Ces identifiants ont ensuite été réutilisés par les attaquants pour se connecter avec des accès valides au portail France Travail et extraire les données associées.
France Travail déclare avoir notifié la CNIL, lancé une enquête technique et informé les personnes concernées conformément à la réglementation.
Ce scénario illustre un risque systémique : les données d’un service public peuvent être exposées sans intrusion directe, simplement via des comptes compromis.
Ce genre de cas montre que sans MFA, on joue à la roulette russe avec les identifiants. Les hackers n’ont même plus besoin de “pirater”, ils se connectent juste à votre place. Si vous gérez des plateformes ou des comptes clients, activez le MFA partout. C’est simple, souvent gratuit, et ça bloque 99 % des accès frauduleux.
Le mot de la fin
Les cyberattaques sont aujourd'hui moins marginales et plus structurelles.

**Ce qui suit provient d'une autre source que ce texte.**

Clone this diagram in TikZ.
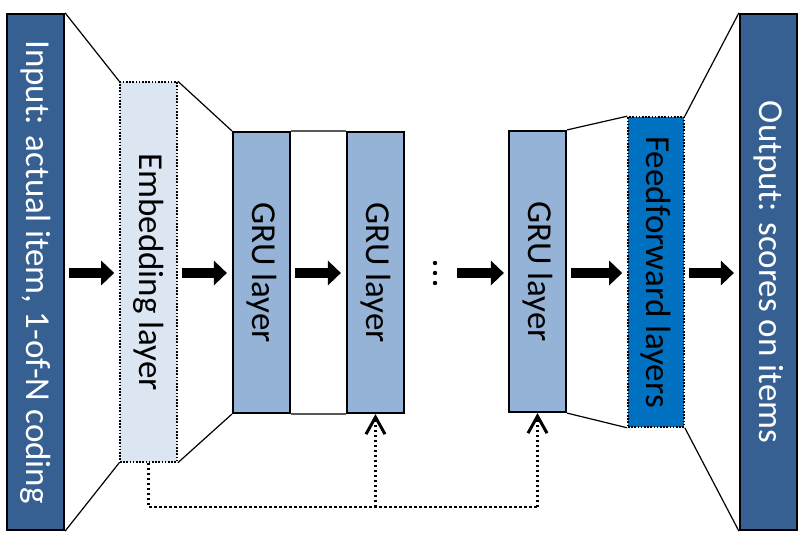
\documentclass[tikz,border=0pt]{standalone}
\usepackage{fontspec}
\setmainfont{Carlito}
\usetikzlibrary{arrows.meta}
\definecolor{darkb}{RGB}{55,96,146}
\definecolor{grub}{RGB}{149,179,215}
\definecolor{embb}{RGB}{220,230,242}
\definecolor{ffb}{RGB}{0,112,192}
\tikzset{
  box/.style={rectangle, draw=black, line width=2.2bp, inner sep=0pt, minimum width=57bp},
  dotbox/.style={rectangle, draw=black, line width=1.6bp, dash pattern=on 1.6bp off 1.6bp, inner sep=0pt, minimum width=57bp},
  lbl/.style={rotate=-90, font=\fontsize{35bp}{40bp}\selectfont},
  edge/.style={line width=1.2bp, black},
  gedge/.style={line width=1.5bp, black!65},
  blk/.style={line width=10bp, -{Triangle[length=13bp,width=24bp]}},
  fb/.style={line width=2.5bp, dash pattern=on 2.5bp off 2.5bp},
  fbtip/.style={-{Straight Barb[length=17bp,width=19bp,line width=3bp]}}
}
\begin{document}
\begin{tikzpicture}[x=1bp,y=-1bp]
\useasboundingbox (0,0) rectangle (803,542);
% boxes
\node[box, fill=darkb, minimum height=516bp] (in) at (35.5,272) {};
\node[dotbox, fill=embb, minimum height=380bp] (emb) at (148.5,272) {};
\node[box, fill=grub, minimum height=281bp] (g1) at (261.5,272.5) {};
\node[box, fill=grub, minimum height=281bp] (g2) at (375.5,272.5) {};
\node[box, fill=grub, minimum height=281bp] (g3) at (537.5,271.5) {};
\node[dotbox, fill=ffb, minimum width=56bp, minimum height=310bp] (ff) at (656,272) {};
\node[box, fill=darkb, minimum height=516bp] (out) at (768.5,272) {};
% labels
\node[lbl, text=white] (inT) at (in) {Input: actual item, 1-of-N coding};
\node[lbl] (embT) at (emb) {Embedding layer};
\node[lbl] (g1T) at (g1) {GRU layer};
\node[lbl] (g2T) at (g2) {GRU layer};
\node[lbl] (g3T) at (g3) {GRU layer};
\node[lbl] (ffT) at (ff) {Feedforward layers};
\node[lbl, text=white] (outT) at (out) {Output: scores on items};
% connecting corner lines
\draw[edge] (in.north east) -- (emb.north west);
\draw[edge] (in.south east) -- (emb.south west);
\draw[edge] (emb.north east) -- (g1.north west);
\draw[edge] (emb.south east) -- (g1.south west);
\draw[gedge] (g1.north east) -- (g2.north west);
\draw[gedge] (g1.south east) -- (g2.south west);
\draw[edge] (g3.north east) -- (ff.north west);
\draw[edge] (g3.south east) -- (ff.south west);
\draw[edge] (ff.north east) -- (out.north west);
\draw[edge] (ff.south east) -- (out.south west);
% dots
\node[inner sep=0pt, minimum size=4bp] (dots) at (435,273) {};
\fill (435,263) circle (2.2bp) (435,273) circle (2.2bp) (435,283) circle (2.2bp);
% block arrows
\draw[blk, shorten <=4bp, shorten >=5bp] (in.east |- 0,273) -- (emb.west |- 0,273);
\draw[blk, shorten <=4bp, shorten >=5bp] (emb.east |- 0,273) -- (g1.west |- 0,273);
\draw[blk, shorten <=4bp, shorten >=5bp] (g1.east |- 0,273) -- (g2.west |- 0,273);
\draw[blk, shorten <=20bp, shorten >=4bp] (dots) -- (g3.west |- dots);
\draw[blk, shorten <=4bp, shorten >=5bp] (g3.east |- 0,273) -- (ff.west |- 0,273);
\draw[blk, shorten <=4bp, shorten >=5bp] (ff.east |- 0,273) -- (out.west |- 0,273);
% feedback
\coordinate (fbl) at (148.5,507);
\draw[fb] (emb.south) -- (fbl) -- (g3.south |- fbl);
\draw[fb, fbtip] (g3.south |- fbl) -- (g3.south);
\draw[fb, fbtip] (g2.south |- fbl) -- (g2.south);
\end{tikzpicture}
\end{document}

Les criminels ne “piratent” pas seulement des serveurs : ils ciblent la donnée, qu’elle soit médicale, bancaire, RH ou sociale, en exploitant à la fois la technologie et… les comportements humains.
Que l’on soit une PME, une collectivité ou une startup, la priorité reste la même : maîtriser ses accès, protéger ses identifiants et auditer ses dépendances.
Les hackers utilisent vos accès, vos prestataires, vos outils cloud… et vos habitudes.
Le vrai bouclier, c’est la rigueur du quotidien : MFA activé, phishing traqué, sauvegardes testées et fournisseurs vérifiés.
La menace est systémique, mais la défense peut l’être aussi, à condition d’en faire une culture d’équipe, pas juste une checklist IT.